§ **JOB**
Sift the listing for lines that hold the string "chart" and pull them out.

─── SUPPLIED DATA ───

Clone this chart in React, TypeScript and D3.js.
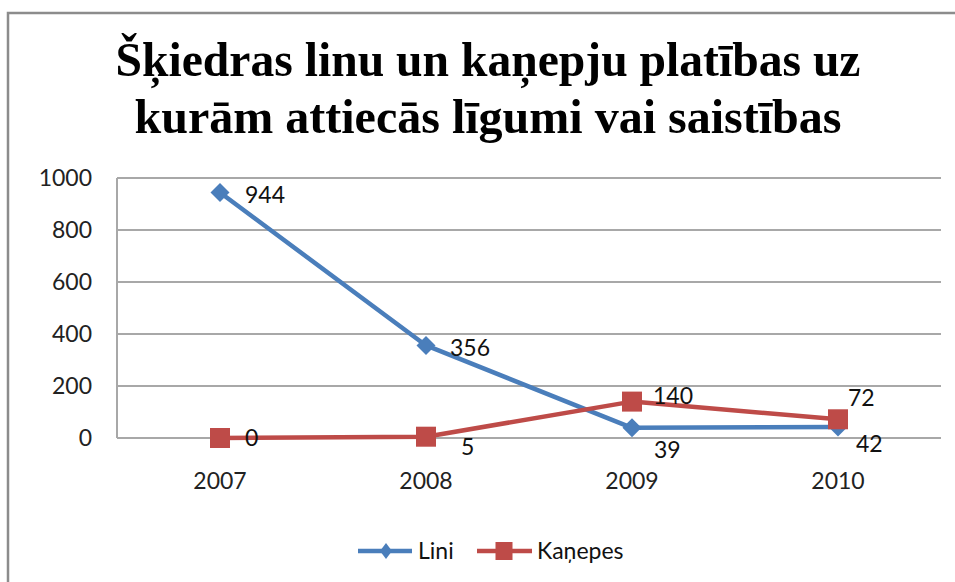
import React from 'react';
import * as d3 from 'd3';

const categories = ['2007', '2008', '2009', '2010'];
const liniValues = [944, 356, 39, 42];
const kanepesValues = [0, 5, 140, 72];
const yTicks = [0, 200, 400, 600, 800, 1000];
const seriesNames = ['Lini', 'Kaņepes'];
const titleLines = ['Šķiedras linu un kaņepju platības uz', 'kurām attiecās līgumi vai saistības'];

// label placement (layout, not data)
const liniLabelOffsets = [[25, 2], [24, 2], [22, 22], [18, 17]];
const kanepesLabelOffsets = [[25, 0], [35, 10], [21, -6], [10, -22]];

const W = 955;
const H = 582;
const BLUE = '#4A7EBB';
const RED = '#BE4B48';
const FONT = 'Lato, "Open Sans", sans-serif';

export default function App() {
  const x = d3.scaleBand<string>().domain(categories).range([117, 941]).padding(0);
  const cx = (c: string) => (x(c) as number) + x.bandwidth() / 2;
  const y = d3.scaleLinear().domain([0, 1000]).range([438, 178]);
  const line = d3
    .line<number>()
    .x((_, i) => cx(categories[i]))
    .y((d) => y(d));

  const diamond = (px: number, py: number, r: number) =>
    `M${px},${py - r}L${px + r},${py}L${px},${py + r}L${px - r},${py}Z`;

  return (
    <svg width={W} height={H} style={{ position: 'absolute', left: 0, top: 0, background: '#fff' }}>
      <rect x={0} y={0} width={W} height={H} fill="#fff" />
      {/* outer chart border */}
      <rect x={8} y={13} width={1000} height={700} fill="#fff" stroke="#8c8c8c" strokeWidth={2.5} />

      {/* title */}
      {titleLines.map((t, i) => (
        <text
          key={t}
          x={488}
          y={i === 0 ? 76 : 133}
          textAnchor="middle"
          fontFamily='"Liberation Serif", "Times New Roman", serif'
          fontWeight="bold"
          fontSize={49}
          textLength={i === 0 ? 745 : 707}
          lengthAdjust="spacingAndGlyphs"
          fill="#000"
        >
          {t}
        </text>
      ))}

      {/* gridlines */}
      {yTicks.map((t) => (
        <line key={t} x1={117} x2={941} y1={y(t)} y2={y(t)} stroke="#a8a8a8" strokeWidth={2} />
      ))}
      <line x1={117} x2={117} y1={y(1000)} y2={y(0)} stroke="#a8a8a8" strokeWidth={2} />

      {/* y tick labels */}
      {yTicks.map((t) => (
        <text key={t} x={92} y={y(t)} dy="0.36em" textAnchor="end" fontFamily={FONT} fontSize={23} fill="#222">
          {t}
        </text>
      ))}

      {/* x tick labels */}
      {categories.map((c) => (
        <text key={c} x={cx(c)} y={489} textAnchor="middle" fontFamily={FONT} fontSize={23} fill="#222">
          {c}
        </text>
      ))}

      {/* Lini series */}
      <path d={line(liniValues) || ''} fill="none" stroke={BLUE} strokeWidth={4.5} strokeLinejoin="round" />
      {liniValues.map((v, i) => (
        <path key={i} d={diamond(cx(categories[i]), y(v), 9.5)} fill={BLUE} />
      ))}

      {/* Kaņepes series */}
      <path d={line(kanepesValues) || ''} fill="none" stroke={RED} strokeWidth={4.5} strokeLinejoin="round" />
      {kanepesValues.map((v, i) => (
        <rect key={i} x={cx(categories[i]) - 10} y={y(v) - 10} width={20} height={20} fill={RED} />
      ))}

      {/* data labels */}
      {liniValues.map((v, i) => (
        <text
          key={'l' + i}
          x={cx(categories[i]) + liniLabelOffsets[i][0]}
          y={y(v) + liniLabelOffsets[i][1]}
          dy="0.36em"
          fontFamily={FONT}
          fontSize={23}
          fill="#111"
        >
          {v}
        </text>
      ))}
      {kanepesValues.map((v, i) => (
        <text
          key={'k' + i}
          x={cx(categories[i]) + kanepesLabelOffsets[i][0]}
          y={y(v) + kanepesLabelOffsets[i][1]}
          dy="0.36em"
          fontFamily={FONT}
          fontSize={23}
          fill="#111"
        >
          {v}
        </text>
      ))}

      {/* legend */}
      <g>
        <line x1={358} x2={412} y1={551} y2={551} stroke={BLUE} strokeWidth={4.5} />
        <path d={`M386,${551 - 8}L${392},551L386,${551 + 8}L380,551Z`} fill={BLUE} />
        <text x={418} y={551} dy="0.36em" fontFamily={FONT} fontSize={23} fill="#111">
          {seriesNames[0]}
        </text>
        <line x1={477} x2={532} y1={551} y2={551} stroke={RED} strokeWidth={4.5} />
        <rect x={504 - 8.5} y={551 - 9} width={17} height={18} fill={RED} />
        <text x={537} y={551} dy="0.36em" fontFamily={FONT} fontSize={23} fill="#111">
          {seriesNames[1]}
        </text>
      </g>
    </svg>
  );
}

───

§ **RESPONSE**
Clone this chart in React, TypeScript and D3.js.
      {/* outer chart border */}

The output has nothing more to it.